NAME
W3C::LogValidator::HTMLValidator - [W3C Log Validator] Batch HTML validation (using the W3C Markup Validator)
SYNOPSIS
use W3C::LogValidator::HTMLValidator;
my %config = ("verbose" => 2);
my $validator = W3C::LogValidator::HTMLValidator->new(\%config);
$validator->uris('http://www.w3.org/Overview.html', 'http://www.yahoo.com/index.html');
my %results = $validator->process_list;
DESCRIPTION
This module is part of the W3C::LogValidator suite, and checks HTML validity of a given document via the W3C HTML validator service.
API
Constructor
- $val = W3C::LogValidator::HTMLValidator->new
-
Constructs a new
W3C::LogValidator:HTMLValidator
processor.You might pass it a configuration hash reference (see "config_module" in W3C::LogValidator and W3C::LogValidator::Config)
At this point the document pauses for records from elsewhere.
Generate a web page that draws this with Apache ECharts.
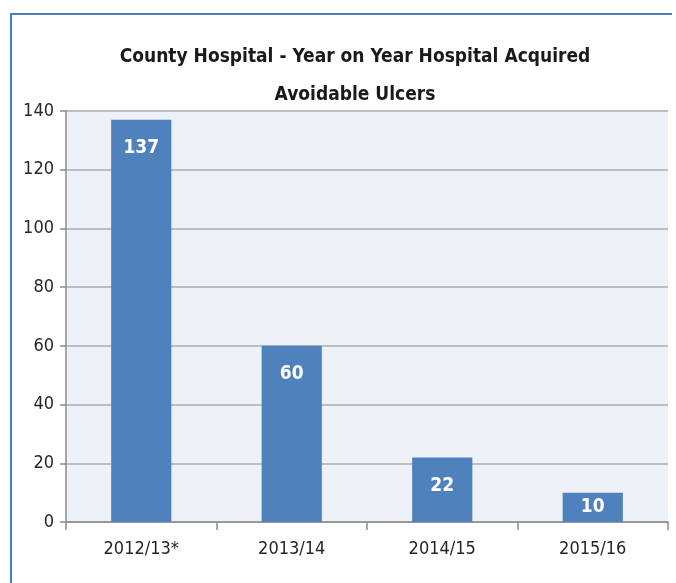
<!DOCTYPE html>
<html>
<head>
<meta charset="utf-8">
<script src="https://cdn.jsdelivr.net/npm/echarts@6/dist/echarts.min.js"></script>
<style>
html,body{margin:0;padding:0;background:#fff;}
#frame{position:absolute;left:10px;top:13px;width:662px;height:570px;border-left:2px solid #4A7EBB;border-top:2px solid #4A7EBB;box-sizing:border-box;}
#chart{position:absolute;left:0;top:0;width:676px;height:583px;}
</style>
</head>
<body>
<div id="frame"></div>
<div id="chart"></div>
<script>
const titleText = 'County Hospital - Year on Year Hospital Acquired\nAvoidable Ulcers';
const categories = ['2012/13*', '2013/14', '2014/15', '2015/16'];
const ulcers = [137, 60, 22, 10];
const yTicks = [0, 20, 40, 60, 80, 100, 120, 140];

const FONT = "'DejaVu Sans Condensed','Liberation Sans Narrow','Open Sans',sans-serif";
const chart = echarts.init(document.getElementById('chart'));
chart.setOption({
  animation: false,
  title: {
    text: titleText,
    left: 350, textAlign: 'center', top: 33,
    textStyle: { fontFamily: FONT, fontSize: 19, fontWeight: 'bold', color: '#1a1a1a', lineHeight: 38 }
  },
  grid: { left: 66, right: 8, top: 111, bottom: 61, backgroundColor: '#EDF1F8', show: true, borderWidth: 0 },
  xAxis: {
    type: 'category',
    data: categories,
    axisLine: { lineStyle: { color: '#8C8C8C', width: 1.5 } },
    axisTick: { show: true, length: 8, lineStyle: { color: '#8C8C8C', width: 1.5 } },
    axisLabel: { fontFamily: FONT, fontSize: 18, color: '#262626', margin: 18 }
  },
  yAxis: {
    type: 'value',
    min: yTicks[0], max: yTicks[yTicks.length - 1], interval: 20,
    axisLine: { show: true, lineStyle: { color: '#8C8C8C', width: 1.5 } },
    axisTick: { show: true, length: 6, lineStyle: { color: '#8C8C8C', width: 1.5 } },
    axisLabel: { fontFamily: FONT, fontSize: 18, color: '#262626', margin: 12 },
    splitLine: { lineStyle: { color: '#BEBEBE', width: 2 } }
  },
  series: [{
    type: 'bar',
    data: ulcers.map(v => ({ value: v, label: v < 15 ? { position: 'inside' } : {} })),
    barWidth: '40%',
    itemStyle: { color: '#4F81BD' },
    label: {
      show: true, position: 'insideTop', distance: 19,
      fontFamily: FONT, fontSize: 19, fontWeight: 'bold', color: '#ffffff'
    }
  }]
});
</script>
</body>
</html>
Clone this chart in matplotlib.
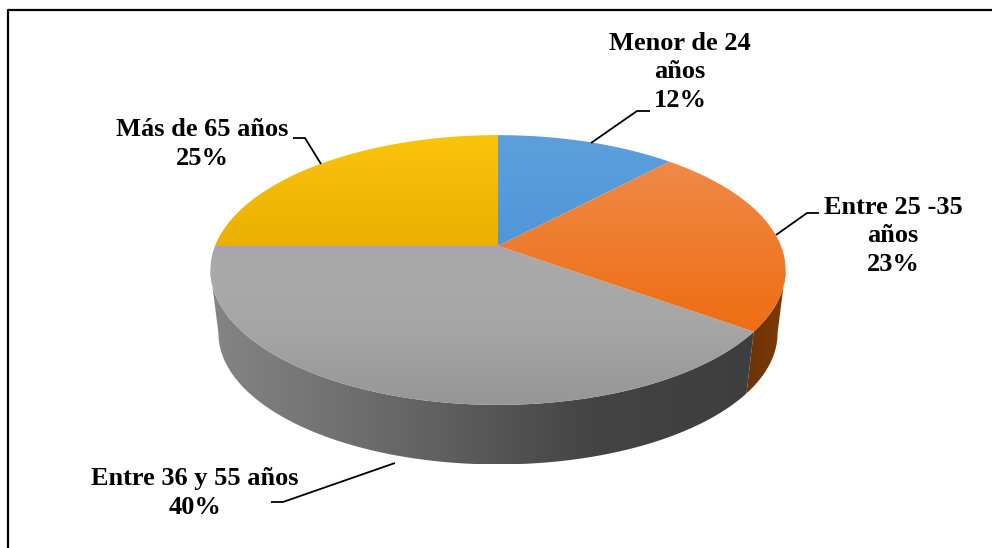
#!python
# 3d looking pie of age groups, drawn with a perspective projection of a circle

import numpy as np
import matplotlib.pyplot as plt
from matplotlib.colors import LinearSegmentedColormap
from matplotlib.patches import Polygon

# data
names = ['Menor de 24\naños', 'Entre 25 -35\naños', 'Entre 36 y 55 años', 'Más de 65 años']
shares = [12, 23, 40, 25]

# top face gradients, top to bottom of the slice
top_colors = [
	['#5d9fdc', '#4f97da'],
	['#ee8a48', '#ef6d12'],
	[(0, '#a8a2b2'), (0.05, '#aaa5b0'), (0.09, '#aaaaaa'), (0.5, '#a6a6a6'), (1, '#969696')],
	['#fbc40c', '#e9b000'],
]
side_colors = [
	None,
	['#6b3208', '#7f3c06'],
	[(0, '#858585'), (0.35, '#676767'), (0.7, '#444444'), (1, '#3e3e3e')],
	None,
]

label_pos = [(680, 72), (893, 236), (195, 493), (202, 144)]
leaders = [
	[(591, 143), (637, 111), (650, 111)],
	[(776, 235), (807, 213), (819, 213)],
	[(395, 463), (283, 502), (271, 502)],
	[(321, 164), (305, 138), (293, 138)],
]

cx, cy = 498, 246
rx, ry, persp = 283, 130.6, 0.178
depth, shrink = 64, 0.972


def rim(a0, a1, lower=False):
	# angle in degrees clockwise from 12 o'clock, pixel coordinates back
	t = np.radians(np.linspace(a0, a1, 240))
	u, v = np.sin(t), -np.cos(t)
	w = 1 - persp * v
	x, y = rx * u / w, ry * v / w
	if lower:
		return cx + x * shrink, cy + y * shrink + depth
	return cx + x, cy + y


def grad_fill(ax, xs, ys, colors, vertical=True):
	poly = Polygon(np.column_stack([xs, ys]), closed=True, fc='none', ec='none')
	ax.add_patch(poly)
	cmap = LinearSegmentedColormap.from_list('g', colors)
	g = np.linspace(0, 1, 256)
	g = g[:, None] if vertical else g[None, :]
	im = ax.imshow(g, cmap=cmap, aspect='auto', vmin=0, vmax=1, interpolation='bilinear',
		extent=(min(xs), max(xs), max(ys), min(ys)), zorder=2)
	im.set_clip_path(poly)


fig = plt.figure(figsize=(9.92, 5.48), dpi=100)
ax = fig.add_axes([0, 0, 1, 1])

edges = np.cumsum([0] + shares) * 3.6
# angle where the rim is widest, the side is only seen between these
sil = np.degrees(np.arccos(-persp))

# sides first
for i in range(len(shares)):
	if side_colors[i] is None:
		continue
	a0, a1 = max(edges[i], sil), min(edges[i + 1], 360 - sil)
	xt, yt = rim(a0, a1)
	xb, yb = rim(a0, a1, lower=True)
	xs = np.r_[xt, xb[::-1]]
	ys = np.r_[yt, yb[::-1]]
	grad_fill(ax, xs, ys, side_colors[i], vertical=False)

# top faces
for i in range(len(shares)):
	xt, yt = rim(edges[i], edges[i + 1])
	xs = np.r_[cx, xt]
	ys = np.r_[cy, yt]
	grad_fill(ax, xs, ys, top_colors[i])

# labels and leader lines
for i in range(len(shares)):
	x, y = label_pos[i]
	ax.text(x, y, f'{names[i]}\n{shares[i]}%', ha='center', va='center', fontsize=19,
		fontweight='bold', family='Liberation Serif', linespacing=1.33, color='black', zorder=5)
	ax.plot(*zip(*leaders[i]), color='black', lw=1.3, zorder=4, solid_capstyle='butt')

# frame, only left and top are inside the picture
ax.plot([7.5, 7.5, 992], [548, 10, 10], color='black', lw=1.6, zorder=6)

ax.set_xlim(0, 992)
ax.set_ylim(548, 0)
ax.axis('off')
fig.savefig('out.png', dpi=100, facecolor='white')
plt.close()
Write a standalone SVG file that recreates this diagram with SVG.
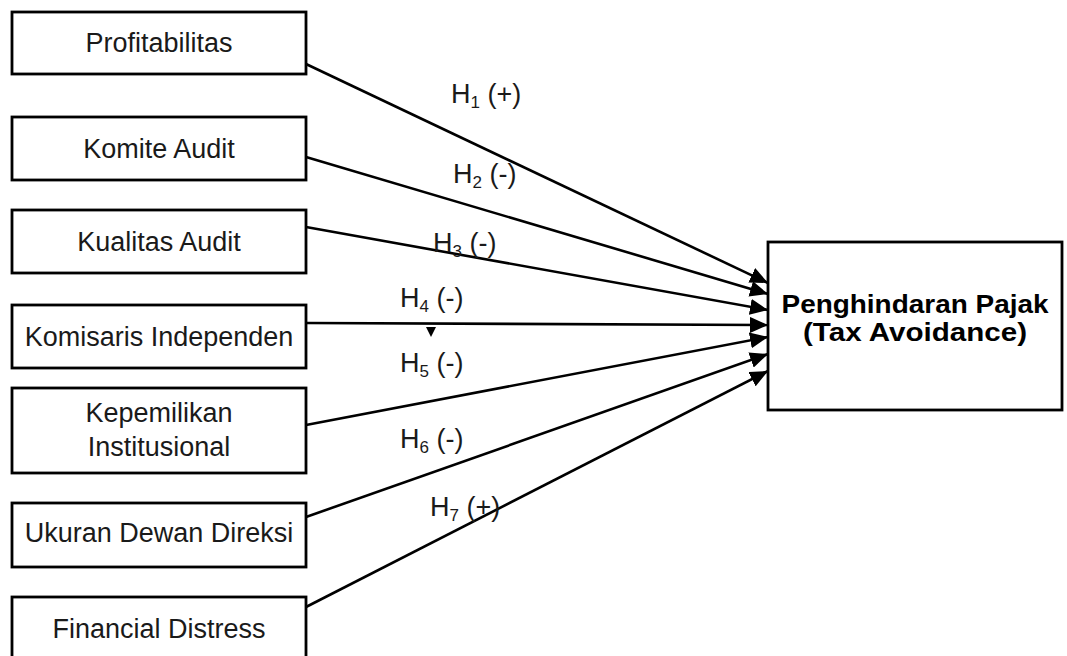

$validator = W3C::LogValidator::HTMLValidator->new(\%config);
Main processing method
- $val->process_list
-
Processes a list of sorted URIs through the W3C Markup Validator.
The list can be set
uris
. If the $val was given a config has when constructed, and if the has has a "tmpfile" key,process_list
will try to read this file as a hash of URIs and "hits" (popularity) with DB_File.Returns a result hash. Keys for this hash are:
name (string): the name of the module, i.e "HTMLValidator" intro (string): introduction to the processing results thead (array): headers of the results table trows (array of arrays): rows of the results table outro (string): conclusion of the processing results
General methods
- $val->uris
-
Returns a list of URIs to be processed (unless the configuration gives the location for the hash of URI/hits berkeley file, see
process_list
If an array is given as a parameter, also sets the list of URIs and returns it. - $val->trim_uris
-
Given a list of URIs of documents to process, returns a subset of this list containing the URIs of documents the module supposedly can handle. The decision is made based on file extensions (see
auth_ext
), content-type (seeHEAD_check
) , and the setting for ExcludedAreas - $val->HEAD_check
-
Checks whether a document with no extension is actually an HTML/XML document through an HTTP HEAD request returns 1 if the URI is of an expected content-type, 0 otherwise
- $val->auth_ext
-
Returns the file extensions (space separated entries in a string) supported by the Module. Public method accessing $self->{AUTH_EXT}, itself coming from either the AuthorizedExtensions configuration setting, or a default value
- $val->valid
-
Sets / Returns whether the document being processed has been found to be valid or not. If an argument is given, sets the variable, otherwise returns the current variable.
- $val->valid_err_num
-
Sets / Returns the number of validation errors for the document being processed. If an argument is given, sets the variable, otherwise returns the current variable.
- $val->valid_success
-
Sets / Returns whether the module was able to process validation of the current document successfully (regardless of valid/invalid result) If an argument is given, sets the variable, otherwise returns the current variable.
- $val->valid_head
-
Sets / Returns all HTTP headers returned by the markup validator when attempting to validate the current document. If an argument is given, sets the variable, otherwise returns the current variable.
- $val->new_doc
-
Resets all validation variables to 'undef'. In effect, prepares the processing module to the handling of a new document.
BUGS
Public bug-tracking interface at http://www.w3.org/Bugs/Public/
AUTHOR
Olivier Thereaux <ot@w3.org>
SEE ALSO
W3C::LogValidator, perl(1). Up-to-date complete info at http://www.w3.org/QA/Tools/LogValidator/